Could someone point me in the right direction? I would really appreciate it
regards,
lazarus
As that substitution is not entirely obvious, as an alternative, it is possible to do this integral directly with integration by parts. Let \(\displaystyle \displaystyle \begin{align*} u = \arcsin^2{(x)} \implies \mathrm{d}u = \frac{2\arcsin{(x)}}{\sqrt{1 - x^2}}\,\mathrm{d}x \end{align*}\) and \(\displaystyle \displaystyle \begin{align*} \mathrm{d}v = x\,\mathrm{d}x \implies v = \frac{x^2}{2} \end{align*}\) and the integral becomes
\(\displaystyle \displaystyle \begin{align*} \int{x\arcsin^2{(x)}\,\mathrm{d}x} &= \frac{x^2\arcsin^2{(x)}}{2} - \int{ \frac{2\,x^2\arcsin{(x)}}{\sqrt{1 - x^2}}\,\mathrm{d}x } \end{align*}\)
Now apply integration by parts again with \(\displaystyle \displaystyle \begin{align*} u = \arcsin{(x)} \implies \mathrm{d}u = \frac{1}{\sqrt{1 - x^2}}\,\mathrm{d}x \end{align*}\) and \(\displaystyle \displaystyle \begin{align*} \mathrm{d}v = \frac{2\,x^2}{\sqrt{1 - x^2}}\,\mathrm{d}x \end{align*}\).
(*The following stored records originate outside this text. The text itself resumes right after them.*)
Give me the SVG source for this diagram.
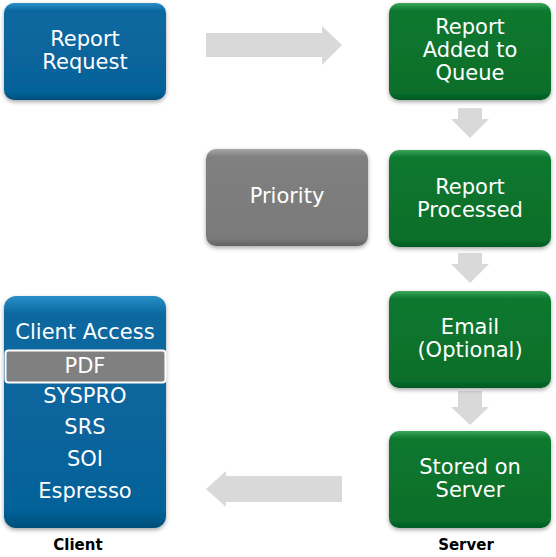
<svg xmlns="http://www.w3.org/2000/svg" width="556" height="557" viewBox="0 0 556 557">
<style>
.t{font-family:"DejaVu Sans",Verdana,sans-serif;font-size:21px;fill:#ffffff;text-anchor:middle}
.lbl{font-family:"DejaVu Sans",Verdana,sans-serif;font-size:15px;font-weight:bold;fill:#000;text-anchor:middle}
.arr{fill:#d9d9d9}
</style>
<defs>
<linearGradient id="gb" x1="0" y1="0" x2="0" y2="1">
<stop offset="0" stop-color="#2b8fc8"/><stop offset="0.08" stop-color="#0868a0"/><stop offset="0.92" stop-color="#066299"/><stop offset="1" stop-color="#054f7a"/>
</linearGradient>
<linearGradient id="gg" x1="0" y1="0" x2="0" y2="1">
<stop offset="0" stop-color="#3aa55a"/><stop offset="0.08" stop-color="#0a782f"/><stop offset="0.92" stop-color="#076e2a"/><stop offset="1" stop-color="#055a22"/>
</linearGradient>
<linearGradient id="gr" x1="0" y1="0" x2="0" y2="1">
<stop offset="0" stop-color="#a6a6a6"/><stop offset="0.08" stop-color="#808080"/><stop offset="0.92" stop-color="#7a7a7a"/><stop offset="1" stop-color="#626262"/>
</linearGradient>
<filter id="sh" x="-10%" y="-10%" width="120%" height="130%">
<feDropShadow dx="0" dy="2" stdDeviation="2" flood-color="#000" flood-opacity="0.35"/>
</filter>
</defs>
<g id="connectors">
<polygon class="arr" points="206,33 322,33 322,26 342,45 322,65 322,57 206,57"/>
<polygon class="arr" points="458,108 482,108 482,119 489,119 470,138 451,119 458,119"/>
<polygon class="arr" points="458,253 482,253 482,264 489,264 470,283 451,264 458,264"/>
<polygon class="arr" points="458,391 482,391 482,407 489,407 470,425 451,407 458,407"/>
<polygon class="arr" points="342,476 226,476 226,471 206,489 226,507 226,502 342,502"/>
</g>
<g id="report-request">
<rect x="4" y="3" width="162" height="97" rx="10" fill="url(#gb)" filter="url(#sh)"/>
<text class="t" x="85" y="46">Report</text>
<text class="t" x="85" y="69">Request</text>
</g>
<g id="report-added">
<rect x="389" y="3" width="162" height="97" rx="10" fill="url(#gg)" filter="url(#sh)"/>
<text class="t" x="470" y="34">Report</text>
<text class="t" x="470" y="57">Added to</text>
<text class="t" x="470" y="80">Queue</text>
</g>
<g id="priority">
<rect x="206" y="149" width="162" height="97" rx="10" fill="url(#gr)" filter="url(#sh)"/>
<text class="t" x="287" y="203">Priority</text>
</g>
<g id="report-processed">
<rect x="389" y="150" width="162" height="97" rx="10" fill="url(#gg)" filter="url(#sh)"/>
<text class="t" x="470" y="194">Report</text>
<text class="t" x="470" y="217">Processed</text>
</g>
<g id="email">
<rect x="389" y="291" width="162" height="97" rx="10" fill="url(#gg)" filter="url(#sh)"/>
<text class="t" x="470" y="334">Email</text>
<text class="t" x="470" y="357">(Optional)</text>
</g>
<g id="stored">
<rect x="389" y="431" width="162" height="97" rx="10" fill="url(#gg)" filter="url(#sh)"/>
<text class="t" x="470" y="474">Stored on</text>
<text class="t" x="470" y="497">Server</text>
</g>
<g id="client-access">
<rect x="4" y="296" width="162" height="232" rx="12" fill="url(#gb)" filter="url(#sh)"/>
<text class="t" x="85" y="339">Client Access</text>
<rect x="5.5" y="350.5" width="160" height="32" rx="3" fill="#808080" stroke="#ffffff" stroke-width="2"/>
<text class="t" x="85" y="373">PDF</text>
<text class="t" x="85" y="403">SYSPRO</text>
<text class="t" x="85" y="434">SRS</text>
<text class="t" x="85" y="466">SOI</text>
<text class="t" x="85" y="498">Espresso</text>
</g>
<g id="labels">
<text class="lbl" x="78" y="550">Client</text>
<text class="lbl" x="466" y="550">Server</text>
</g>
</svg>
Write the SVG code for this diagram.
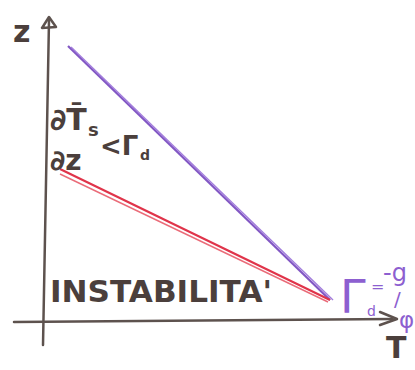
<svg xmlns="http://www.w3.org/2000/svg" width="415" height="370" viewBox="0 0 415 370">
<style>
.ax{stroke:#5d524e;stroke-width:2.5;fill:none;stroke-linecap:round;stroke-linejoin:round}
.t{font-family:"DejaVu Sans",sans-serif;font-weight:bold;fill:#4b3f3c}
.p{font-family:"DejaVu Sans",sans-serif;fill:#8d5fd0}
</style>
<rect width="415" height="370" fill="#ffffff"/>
<g id="connectors">
  <g id="z-axis"><path class="ax" d="M43,345 L49,20"/><path class="ax" d="M42,28 L49,17 L56,27 Z"/></g>
  <g id="t-axis"><path class="ax" d="M14,322 L392,319"/><path class="ax" d="M380,312 L397,319 L380,325"/></g>
  <g id="adiabatic"><path d="M68,46 L330,300" stroke="#8257c4" stroke-width="2.2" fill="none"/><path d="M71,47 L333,300" stroke="#a27ddc" stroke-width="1.4" fill="none"/></g>
  <g id="profile"><path d="M60,169 L330,300" stroke="#e0344a" stroke-width="2.2" fill="none"/><path d="M60,174 L328,302" stroke="#ea6b78" stroke-width="1.4" fill="none"/></g>
</g>
<g id="label-z"><text class="t" x="13" y="42" font-size="30" font-weight="normal" fill="#5d524e">z</text></g>
<g id="label-condition">
  <text class="t" x="50" y="130" font-size="30">∂T̄</text>
  <text class="t" x="88" y="136" font-size="18">s</text>
  <text class="t" x="50" y="170" font-size="28">∂z</text>
  <text class="t" x="100" y="155" font-size="26">&lt;Γ</text>
  <text class="t" x="140" y="160" font-size="14">d</text>
</g>
<g id="label-instability"><text class="t" x="50" y="302" font-size="31" textLength="222" lengthAdjust="spacingAndGlyphs">INSTABILITA'</text></g>
<g id="label-gamma">
  <text class="p" x="340" y="313" font-size="46">Γ</text>
  <text class="p" x="367" y="316" font-size="14">d</text>
  <text class="p" x="371" y="292" font-size="16">=</text>
  <text class="p" x="383" y="281" font-size="24">-g</text>
  <text class="p" x="394" y="306" font-size="20">/</text>
  <text class="p" x="399" y="328" font-size="23">φ</text>
</g>
<g id="label-T"><text class="t" x="386" y="358" font-size="30" font-weight="normal" fill="#5d524e">T</text></g>
</svg>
Finding \(\displaystyle \displaystyle \begin{align*} v \end{align*}\) is tough, but not impossible.
\(\displaystyle \displaystyle \begin{align*} v &= \int{ \frac{2\,x^2}{\sqrt{1 - x^2}}\,\mathrm{d}x } \\ &= - \left( 2\,x\,\sqrt{1 - x^2} - \int{ 2\,\sqrt{1 - x^2}\,\mathrm{d}x } \right) \\ &= -2\,x\,\sqrt{1 - x^2} + 2\int{ \sqrt{1 - x^2}\,\mathrm{d}x } \\ &= -2\,x\,\sqrt{1 - x^2} + 2\int{ \sqrt{1 - \sin^2{(\theta )}}\,\cos{(\theta )} \,\mathrm{d}\theta } \textrm{ after substituting } x = \sin{(\theta)} \implies \mathrm{d}x = \cos{(\theta)}\,\mathrm{d}\theta \\ &= -2\,x\,\sqrt{1 - x^2} + 2\int{ \cos^2{(\theta )} \,\mathrm{d}\theta } \\ &= -2\,x\,\sqrt{1 - x^2} + 2\int{ \frac{1}{2}\,\left[ 1 + \cos{( 2\,\theta ) } \right] \,\mathrm{d}\theta } \\ &= -2\,x\,\sqrt{1 - x^2} + \int{ \left[ 1 + \cos{ \left( 2\,\theta \right) } \right] \,\mathrm{d}\theta } \\ &= -2\,x\,\sqrt{1 - x^2} + \theta +\frac{1}{2}\sin{ \left( 2\,\theta \right) } \\ &= -2\,x\,\sqrt{1 - x^2} + \arcsin{(x)} + \sin{\left( \theta \right) } \cos{ \left( \theta \right) } \\ &= -2\,x\,\sqrt{1 - x^2} + \arcsin{(x)} + \sin{ \left( \theta \right) } \,\sqrt{ 1 - \sin^2{ \left( \theta \right) } } \\ &= -2\,x\,\sqrt{1 - x^2} + \arcsin{(x)} + x\,\sqrt{ 1 - x^2 } \\ &= \arcsin{(x)} - x\,\sqrt{1 - x^2} \end{align*}\)
and thus going back to the original integral
\(\displaystyle \displaystyle \begin{align*} \frac{x^2\arcsin^2{(x)}}{2} - \int{ \frac{2\,x^2\arcsin{(x)}}{\sqrt{1 - x^2}}\,\mathrm{d}x } &= \frac{x^2\arcsin^2{(x)}}{2} - \left\{ \arcsin{(x)}\,\left[ \arcsin{(x)} - x\,\sqrt{1 - x^2} \right] - \int{ \left[ \arcsin{(x)} - x\,\sqrt{1 - x^2} \right]\,\frac{1}{\sqrt{1 - x^2}} \,\mathrm{d}x } \right\} \\ &= \frac{x^2\arcsin^2{(x)}}{2} - \arcsin^2{(x)} + x\,\sqrt{1 - x^2}\arcsin{(x)} + \int{ \left[ \frac{\arcsin{(x)}}{\sqrt{1 - x^2}} - x \right] \,\mathrm{d}x } \\ &= \frac{x^2\arcsin^2{(x)}}{2} - \arcsin^2{(x)} + x\,\sqrt{1 - x^2}\arcsin{(x)} + \frac{\arcsin^2{(x)}}{2} - \frac{x^2}{2} + C \\ &= \frac{x^2\arcsin^2{(x)} - \arcsin^2{(x)} + 2\,x\,\sqrt{1 - x^2}\arcsin{(x)} - x^2}{2} + C \end{align*}\)
But the approach by Subhotosh Khan is much more elegant. Why not try that method and see if you get the same answer (and in fewer steps with fewer difficult integrations)?